Die französischen Revolutionäre und deren geistige Erben überschätzten zu seinem Unmut in „kecker Antizipation eines Weltenplanes“ ihre Zeit als Übergang zur besten aller Welten, in der die Geschichte an ihr Ziel gelange. Sie empörten sich gegen die historische Weltvernunft und die klassische Besonnenheit, dem Menschen zu mißtrauen und seinen wirren Bestrebungen, seine Gegenwart zu überheiligen und zu verewigen.
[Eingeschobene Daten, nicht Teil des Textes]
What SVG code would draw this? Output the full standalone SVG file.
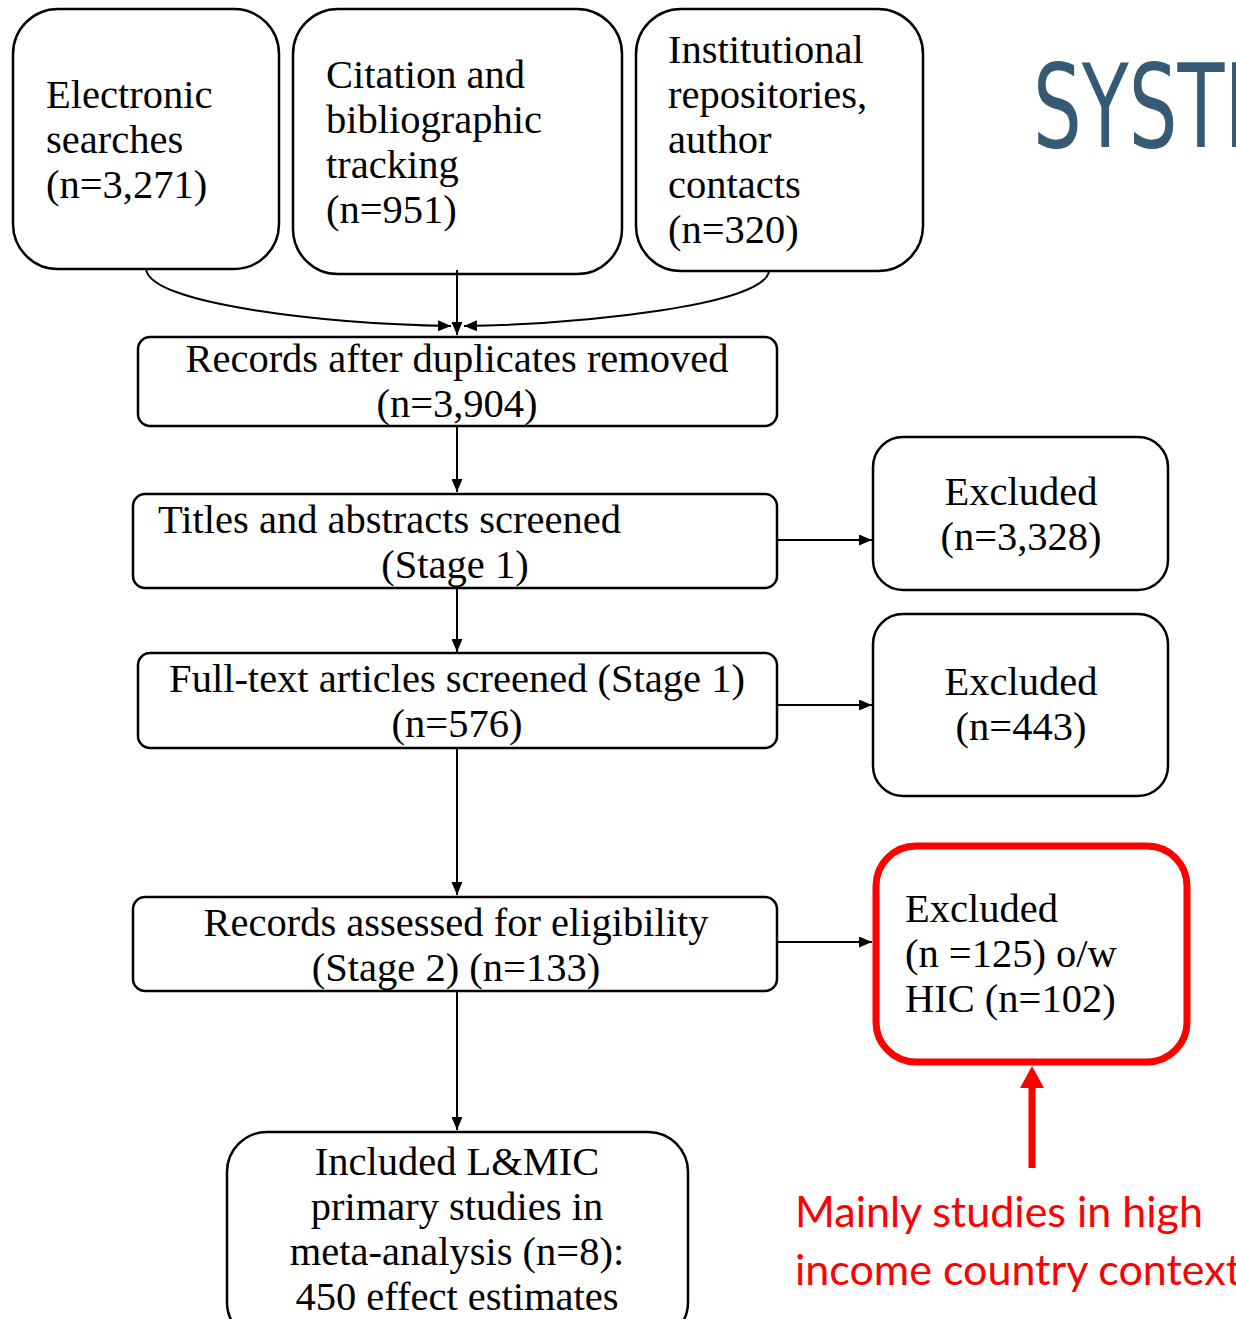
<svg xmlns="http://www.w3.org/2000/svg" width="1236" height="1319" viewBox="0 0 1236 1319">
<defs>
<style>
.box{fill:#fff;stroke:#000;stroke-width:2.5}
.t{font-family:"Liberation Serif","Times New Roman",serif;font-size:40.5px;fill:#000}
.c{text-anchor:middle}
.ln{fill:none;stroke:#000;stroke-width:2}
.red{font-family:Lato,"DejaVu Sans",sans-serif;font-size:43px;fill:#ff0000}
</style>
<marker id="ah" viewBox="0 0 13 11" refX="13" refY="5.5" markerWidth="13" markerHeight="11" markerUnits="userSpaceOnUse" orient="auto">
<path d="M0,0 L13,5.5 L0,11 Z" fill="#000"/>
</marker>
</defs>
<rect width="1236" height="1319" fill="#fff"/>
<text x="1033" y="147" font-family="'DejaVu Sans',sans-serif" font-size="115" fill="#365a73" textLength="240" lengthAdjust="spacingAndGlyphs">SYSTE</text>

<g id="n1"><rect class="box" x="13" y="9" width="266" height="260" rx="45"/>
<text class="t"><tspan x="46" y="108">Electronic</tspan><tspan x="46" y="153">searches</tspan><tspan x="46" y="198">(n=3,271)</tspan></text></g>
<g id="n2"><rect class="box" x="293" y="9" width="329" height="265" rx="45"/>
<text class="t"><tspan x="326" y="88">Citation and</tspan><tspan x="326" y="133">bibliographic</tspan><tspan x="326" y="178">tracking</tspan><tspan x="326" y="223">(n=951)</tspan></text></g>
<g id="n3"><rect class="box" x="636" y="9" width="287" height="262" rx="45"/>
<text class="t"><tspan x="668" y="63">Institutional</tspan><tspan x="668" y="108">repositories,</tspan><tspan x="668" y="153">author</tspan><tspan x="668" y="198">contacts</tspan><tspan x="668" y="243">(n=320)</tspan></text></g>
<g id="n4"><rect class="box" x="138" y="337" width="639" height="89" rx="12"/>
<text class="t c"><tspan x="457" y="372">Records after duplicates removed</tspan><tspan x="457" y="417">(n=3,904)</tspan></text></g>
<g id="n5"><rect class="box" x="133" y="494" width="644" height="94" rx="12"/>
<text class="t"><tspan x="158" y="533">Titles and abstracts screened</tspan><tspan x="455" y="578" text-anchor="middle">(Stage 1)</tspan></text></g>
<g id="n6"><rect class="box" x="138" y="653" width="639" height="95" rx="12"/>
<text class="t c"><tspan x="457" y="692">Full-text articles screened (Stage 1)</tspan><tspan x="457" y="737">(n=576)</tspan></text></g>
<g id="n7"><rect class="box" x="133" y="897" width="644" height="94" rx="12"/>
<text class="t c"><tspan x="456" y="936">Records assessed for eligibility</tspan><tspan x="456" y="981">(Stage 2) (n=133)</tspan></text></g>
<g id="n8"><rect class="box" x="227" y="1132" width="461" height="210" rx="40"/>
<text class="t c"><tspan x="457" y="1175">Included L&amp;MIC</tspan><tspan x="457" y="1220">primary studies in</tspan><tspan x="457" y="1265">meta-analysis (n=8):</tspan><tspan x="457" y="1310">450 effect estimates</tspan></text></g>
<g id="e1"><rect class="box" x="873" y="437" width="295" height="153" rx="30"/>
<text class="t c"><tspan x="1021" y="505">Excluded</tspan><tspan x="1021" y="550">(n=3,328)</tspan></text></g>
<g id="e2"><rect class="box" x="873" y="614" width="295" height="182" rx="30"/>
<text class="t c"><tspan x="1021" y="695">Excluded</tspan><tspan x="1021" y="740">(n=443)</tspan></text></g>
<g id="e3"><rect x="876" y="846" width="311" height="216" rx="40" fill="#fff" stroke="#ff0000" stroke-width="7"/>
<text class="t"><tspan x="905" y="922">Excluded</tspan><tspan x="905" y="967">(n =125) o/w</tspan><tspan x="905" y="1012">HIC (n=102)</tspan></text></g>
<g id="note"><text class="red"><tspan x="795" y="1227">Mainly studies in high</tspan><tspan x="795" y="1285">income country contexts</tspan></text></g>

<g id="connectors">
<path class="ln" d="M146,269 C150,305 330,324 451,326" marker-end="url(#ah)"/>
<path class="ln" d="M457,270 L457,335" marker-end="url(#ah)"/>
<path class="ln" d="M769,271 C765,305 585,324 464,326" marker-end="url(#ah)"/>
<path class="ln" d="M457,426 L457,492" marker-end="url(#ah)"/>
<path class="ln" d="M457,588 L457,652" marker-end="url(#ah)"/>
<path class="ln" d="M457,748 L457,895" marker-end="url(#ah)"/>
<path class="ln" d="M457,991 L457,1130" marker-end="url(#ah)"/>
<path class="ln" d="M777,540 L872,540" marker-end="url(#ah)"/>
<path class="ln" d="M777,705 L872,705" marker-end="url(#ah)"/>
<path class="ln" d="M777,942 L872,942" marker-end="url(#ah)"/>
<path d="M1032,1168 L1032,1084" stroke="#ff0000" stroke-width="7" fill="none"/>
<path d="M1020,1088 L1032,1066 L1044,1088 Z" fill="#ff0000"/>
</g>
</svg>
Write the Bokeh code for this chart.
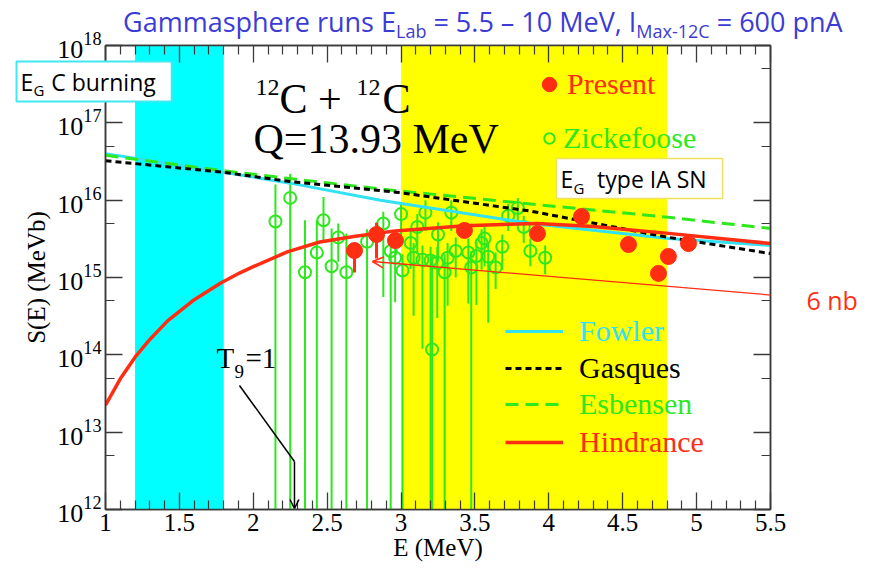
from bokeh.plotting import figure
from bokeh.models import (Range1d, FixedTicker, LinearAxis, LogAxis, BoxAnnotation, Div, GridBox,
                          Label, Legend, LegendItem, Arrow, OpenHead, CustomJSTickFormatter)
from bokeh.embed import file_html
from bokeh.resources import INLINE

# ---------------- data ----------------
x_ticks = [1, 1.5, 2, 2.5, 3, 3.5, 4, 4.5, 5, 5.5]
x_tick_labels = ["1", "1.5", "2", "2.5", "3", "3.5", "4", "4.5", "5", "5.5"]
x_minor_ticks = [1.1, 1.2, 1.3, 1.4, 1.6, 1.7, 1.8, 1.9, 2.1, 2.2, 2.3, 2.4, 2.6, 2.7, 2.8, 2.9,
                 3.1, 3.2, 3.3, 3.4, 3.6, 3.7, 3.8, 3.9, 4.1, 4.2, 4.3, 4.4, 4.6, 4.7, 4.8, 4.9,
                 5.1, 5.2, 5.3, 5.4]
y_ticks = [1e12, 1e13, 1e14, 1e15, 1e16, 1e17, 1e18]
y_minor_ticks = [5e12, 5e13, 5e14, 5e15, 5e16, 5e17]

band_c_burning = [1.2, 1.8]
band_type_ia = [3.0, 4.8]

fowler_E = [1.0, 1.8, 2.25, 2.86, 3.88, 4.81, 5.5]
fowler_S = [4.0e16, 2.3e16, 1.66e16, 1.0e16, 5.0e15, 3.2e15, 2.6e15]

gasques_E = [1.0, 1.8, 2.25, 2.98, 3.88, 4.81, 5.5]
gasques_S = [3.24e16, 2.29e16, 1.74e16, 1.26e16, 7.2e15, 3.3e15, 2.04e15]

esbensen_E = [1.0, 1.8, 2.25, 2.98, 3.88, 4.81, 5.5]
esbensen_S = [3.8e16, 2.4e16, 1.9e16, 1.32e16, 8.9e15, 6.0e15, 4.3e15]

hindrance_E = [1.0, 1.1, 1.2, 1.3, 1.42, 1.59, 1.78, 1.91, 2.0, 2.23, 2.45, 2.68, 2.83,
               2.96, 3.43, 3.92, 4.3, 4.81, 5.5]
hindrance_S = [2.24e13, 4.9e13, 9.33e13, 1.58e14, 2.75e14, 5.0e14, 8.5e14, 1.15e15,
               1.38e15, 2.14e15, 2.88e15, 3.39e15, 3.72e15, 3.98e15, 4.68e15, 5.01e15,
               4.57e15, 3.72e15, 2.75e15]

present_E = [2.685, 2.834, 2.962, 3.429, 3.923, 4.221, 4.539, 4.742, 4.809, 4.945]
present_S = [2.23e15, 3.6e15, 3.0e15, 4.06e15, 3.7e15, 6.15e15, 2.67e15, 1.13e15, 1.87e15, 2.75e15]
present_lo = [1.16e15, 1.76e15, 2.7e15, 3.7e15, 3.4e15, 5.6e15, 2.45e15, 1.03e15, 1.7e15, 2.5e15]
present_hi = [2.8e15, 5.1e15, 3.3e15, 4.45e15, 4.0e15, 6.7e15, 2.9e15, 1.24e15, 2.05e15, 3.0e15]

zick_E = [2.15, 2.25, 2.35, 2.43, 2.475, 2.53, 2.575, 2.63, 2.77, 2.88, 2.93, 2.96, 3.00, 3.01,
          3.065, 3.11, 3.165, 3.085, 3.145, 3.20, 3.25, 3.245, 3.295, 3.34, 3.315, 3.37, 3.455,
          3.475, 3.51, 3.545, 3.565, 3.59, 3.64, 3.685, 3.725, 3.79, 3.83, 3.875, 3.975, 3.21]
zick_S = [5.3e15, 1.07e16, 1.17e15, 2.1e15, 5.5e15, 1.4e15, 3.3e15, 1.17e15, 2.9e15, 5.0e15,
          2.2e15, 1.8e15, 6.6e15, 1.23e15, 2.8e15, 4.5e15, 6.9e15, 1.8e15, 1.7e15, 1.66e15,
          3.6e15, 1.55e15, 1.17e15, 6.9e15, 1.8e15, 2.2e15, 2.1e15, 1.35e15, 1.9e15, 2.8e15,
          3.2e15, 1.86e15, 1.35e15, 2.5e15, 6.3e15, 7.9e15, 4.5e15, 2.2e15, 1.8e15, 1.17e14]
zick_hi = [1.6e16, 2.2e16, 5.5e15, 5.5e15, 1.1e16, 4.3e15, 5.0e15, 3.7e15, 4.2e15, 7.1e15,
           3.5e15, 2.8e15, 9.5e15, 2.0e15, 4.2e15, 6.6e15, 1.0e16, 2.8e15, 2.6e15, 2.5e15,
           5.2e15, 2.5e15, 2.0e15, 1.0e16, 2.8e15, 3.3e15, 3.2e15, 2.2e15, 3.0e15, 4.2e15,
           4.6e15, 2.8e15, 2.1e15, 3.6e15, 8.9e15, 1.07e16, 6.3e15, 3.2e15, 2.6e15, 2.0e15]
zick_lo = [1e11, 1e11, 1e11, 1e11, 2.8e15, 1e11, 1.6e15, 1e11, 1e11, 5.6e14,
           1e11, 4.8e14, 3.5e15, 1e11, 1.3e15, 2.0e15, 4.0e15, 3.2e14, 1.2e14, 1e11,
           1.6e15, 3.0e14, 1e11, 4.0e15, 4.3e14, 1.0e15, 4.6e14, 1e11, 4.4e14, 1.26e15,
           1.4e15, 2.6e14, 7.1e14, 1.26e15, 4.0e15, 5.2e15, 2.8e15, 1.4e15, 1.1e15, 1e11]

title_parts = ["Gammasphere runs E", "Lab", " = 5.5 \u2013 10 MeV, I", "Max-12C", " = 600 pnA"]

# ---------------- colours / fonts ----------------
CYAN_BAND = "#00ffff"
YELLOW_BAND = "#ffff00"
FOWLER = "#33e2f2"
GREEN = "#2ee81e"
RED = "#ff2d12"
TITLE_BLUE = "#3c3cd4"
AXIS = "#3a3a3a"
SERIF = "Times New Roman"
SANS = "Open Sans"
NB = "\u00a0"  # non-breaking space (not collapsed in SVG text)

# frame placement (picture px) used only to place annotations
FL, FT, PXE, PXD = 105.0, 45.0, 147.8, 77.33


def dx(xp):
    return 1 + (xp - FL) / PXE


def dy(yp):
    return 10 ** (18 - (yp - FT) / PXD)


p = figure(width=869, height=568, x_range=Range1d(1, 5.5), y_range=Range1d(1e12, 1e18),
           y_axis_type="log", output_backend="svg", toolbar_location=None,
           min_border_left=105, min_border_right=99, min_border_top=45, min_border_bottom=59)
p.grid.visible = False
p.outline_line_color = AXIS
p.outline_line_width = 1.5
p.background_fill_color = "white"
p.border_fill_color = "white"

xt = FixedTicker(ticks=x_ticks, minor_ticks=x_minor_ticks)
yt = FixedTicker(ticks=y_ticks, minor_ticks=y_minor_ticks)


def style_axis(ax):
    ax.major_tick_in = 17
    ax.major_tick_out = 0
    ax.minor_tick_in = 9
    ax.minor_tick_out = 0
    ax.axis_line_color = AXIS
    ax.axis_line_width = 1.5
    ax.major_tick_line_color = AXIS
    ax.major_tick_line_width = 1.3
    ax.minor_tick_line_color = AXIS
    ax.minor_tick_line_width = 1.2
    ax.major_label_text_color = "black"
    ax.major_label_text_font = SERIF
    ax.axis_label_text_font = SERIF
    ax.axis_label_text_font_style = "normal"
    ax.axis_label_text_color = "black"


xa = p.xaxis[0]
xa.ticker = xt
xa.major_label_overrides = {t: s for t, s in zip(x_ticks, x_tick_labels)}
style_axis(xa)
xa.major_label_text_font_size = "25px"
xa.major_label_standoff = 4
xa.axis_label = "E (MeV)"
xa.axis_label_text_font_size = "25px"
xa.axis_label_standoff = 0

ya = p.yaxis[0]
ya.ticker = yt
style_axis(ya)
ya.major_label_text_font_size = "26px"
ya.major_label_standoff = 4
ya.axis_label = "S(E) (MeVb)"
ya.axis_label_text_font_size = "25px"
ya.axis_label_standoff = 4

blank = CustomJSTickFormatter(code="return ''")
top = LinearAxis(ticker=xt, formatter=blank, major_label_standoff=0)
style_axis(top)
p.add_layout(top, "above")
right = LogAxis(ticker=yt, formatter=blank, major_label_standoff=0)
style_axis(right)
p.add_layout(right, "right")

# bands
p.add_layout(BoxAnnotation(left=band_c_burning[0], right=band_c_burning[1], fill_color=CYAN_BAND,
                           fill_alpha=1, line_alpha=0, level="underlay"))
p.add_layout(BoxAnnotation(left=band_type_ia[0], right=band_type_ia[1], fill_color=YELLOW_BAND,
                           fill_alpha=1, line_alpha=0, level="underlay"))

# Zickefoose
p.segment(x0=zick_E, y0=zick_lo, x1=zick_E, y1=zick_hi, line_color=GREEN, line_width=2)
r_zick = p.scatter(zick_E, zick_S, marker="circle", size=12, fill_color=None,
                   line_color=GREEN, line_width=2)

# model curves
r_fowler = p.line(fowler_E, fowler_S, line_color=FOWLER, line_width=3)
r_esb = p.line(esbensen_E, esbensen_S, line_color=GREEN, line_width=3, line_dash="13 7")
r_gas = p.line(gasques_E, gasques_S, line_color="black", line_width=3, line_dash="6 4")
r_hind = p.line(hindrance_E, hindrance_S, line_color=RED, line_width=3.5)

# Present
p.segment(x0=present_E, y0=present_lo, x1=present_E, y1=present_hi, line_color=RED, line_width=3)
r_present = p.scatter(present_E, present_S, marker="circle", size=16, fill_color=RED,
                      line_color=RED)


def add_legend(r, label, color, loc, gw, gh, standoff):
    leg = Legend(items=[LegendItem(label=label, renderers=[r])], location=loc,
                 padding=0, margin=0, spacing=0, border_line_color=None,
                 background_fill_alpha=0, glyph_width=gw, glyph_height=gh,
                 label_standoff=standoff, label_height=gh, label_text_font=SERIF,
                 label_text_font_size="30px", label_text_color=color)
    p.add_layout(leg)


add_legend(r_present, "Present", RED, (426, 407), 36, 36, 0)
add_legend(r_zick, "Zickefoose", GREEN, (431, 353), 26, 36, 1)
add_legend(r_fowler, "Fowler", FOWLER, (400, 160), 58, 36, 16)
add_legend(r_gas, "Gasques", "black", (400, 123), 58, 36, 16)
add_legend(r_esb, "Esbensen", GREEN, (400, 87), 58, 36, 16)
add_legend(r_hind, "Hindrance", RED, (400, 49), 58, 36, 16)


def lab(xp, yp, text, size, font=SERIF, color="black", place="center", **kw):
    # yp is the vertical middle of the text line, in picture pixels
    l = Label(x=dx(xp), y=dy(yp), text=text, text_font=font, text_font_size=f"{size}px",
              text_color=color, text_baseline="middle", text_align="left", **kw)
    p.add_layout(l, place)
    return l


# boxes ("above"/"right" panels are used so that they are not clipped to the frame)
lab(16, 81, "E" + NB * 3 + "C burning" + NB * 2, 23, SANS, "black", "above",
    background_fill_color="white", border_line_color="#40e8f0", border_line_width=2, padding=4)
lab(33, 89, "G", 15, SANS, "black", "right")
lab(556, 178, "E" + NB * 4 + "type IA SN" + NB * 2, 23, SANS, "black",
    background_fill_color="white", border_line_color="#f0e060", border_line_width=1.5, padding=4)
lab(573, 187, "G", 15, SANS, "black")

# reaction text
lab(255, 87, "12", 24)
lab(279, 98, "C +", 42)
lab(356, 87, "12", 24)
lab(382, 98, "C", 42)
lab(253, 138, "Q=13.93 MeV", 42)

# T9 = 1
lab(216, 357, "T", 29)
lab(234, 371, "9", 19)
lab(245, 357, "=1", 29)
p.add_layout(Arrow(end=None, x_start=dx(239), y_start=dy(385), x_end=dx(294), y_end=dy(461),
                   line_color="black", line_width=1.5))
p.add_layout(Arrow(end=OpenHead(size=9, line_color="black", line_width=1.5),
                   x_start=dx(294), y_start=dy(461), x_end=dx(294), y_end=dy(508),
                   line_color="black", line_width=1.5))

# 6 nb
lab(806, 299, "6 nb", 25, SANS, RED, "right")
p.add_layout(Arrow(end=OpenHead(size=11, line_color=RED, line_width=1.5),
                   x_start=dx(800), y_start=dy(297), x_end=dx(372), y_end=dy(261),
                   line_color=RED, line_width=1.3))

# title with subscripts, laid over the top border of the figure
sub = '<span style="font-size:18px; vertical-align:-6px;">{}</span>'
title_html = (
    '<div style="padding-left:118px; white-space:nowrap; font-family:\'Open Sans\'; '
    f'font-size:27px; line-height:33px; color:{TITLE_BLUE};">'
    + title_parts[0] + sub.format(title_parts[1]) + title_parts[2]
    + sub.format(title_parts[3]) + title_parts[4] + '</div>')
title_div = Div(text=title_html, width=869, height=36)

layout = GridBox(children=[(p, 0, 0), (title_div, 0, 0)])

open("out.html", "w").write(file_html(layout, INLINE))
Unter solchen Bedingungen ließ sich auf keine weitere Renaissance hoffen. 

Als Rettung aus allen Widrigkeiten bot Jacob Burckhardt seinen Lesern an, seinem Beispiel zu folgen, den Lebensgenuß nicht in politischem und sozialen Allotria zu suchen, sondern in klassischen Idealen und deren wechselnden Erscheinungsformen. Die Privatheit des gebildeten Schöngeistes in der Nachfolge eines politikverdrossenen griechischen Philosophen, römischen Stoikers oder eleganten, in sich ruhenden Aristokraten aus Mantua oder Ferrara blieb als einziger Ausweg in der Prosa der komfortablen, aber geistlosen Moderne. 

Jacob Burckhardt wurde zum Ratgeber und Anreger der Ästheten, die mit stillem Ernst sich der aufdringlichen Gegenwart entziehen, um im Ewigen daheim zu sein. Denn uns zu verewigen sind wir ja da, wie Gothe allen Bekümmerten empfahl. Jacob Burckhardt folgte dieser Devise, indem er Geschichtsbetrachtung als Anleitung zum Lebensgenuß betrieb und in seiner Nachfolge letzte Bildungsbürger aufforderte, Poesie im höchsten Maßstab in der Geschichte zu suchen.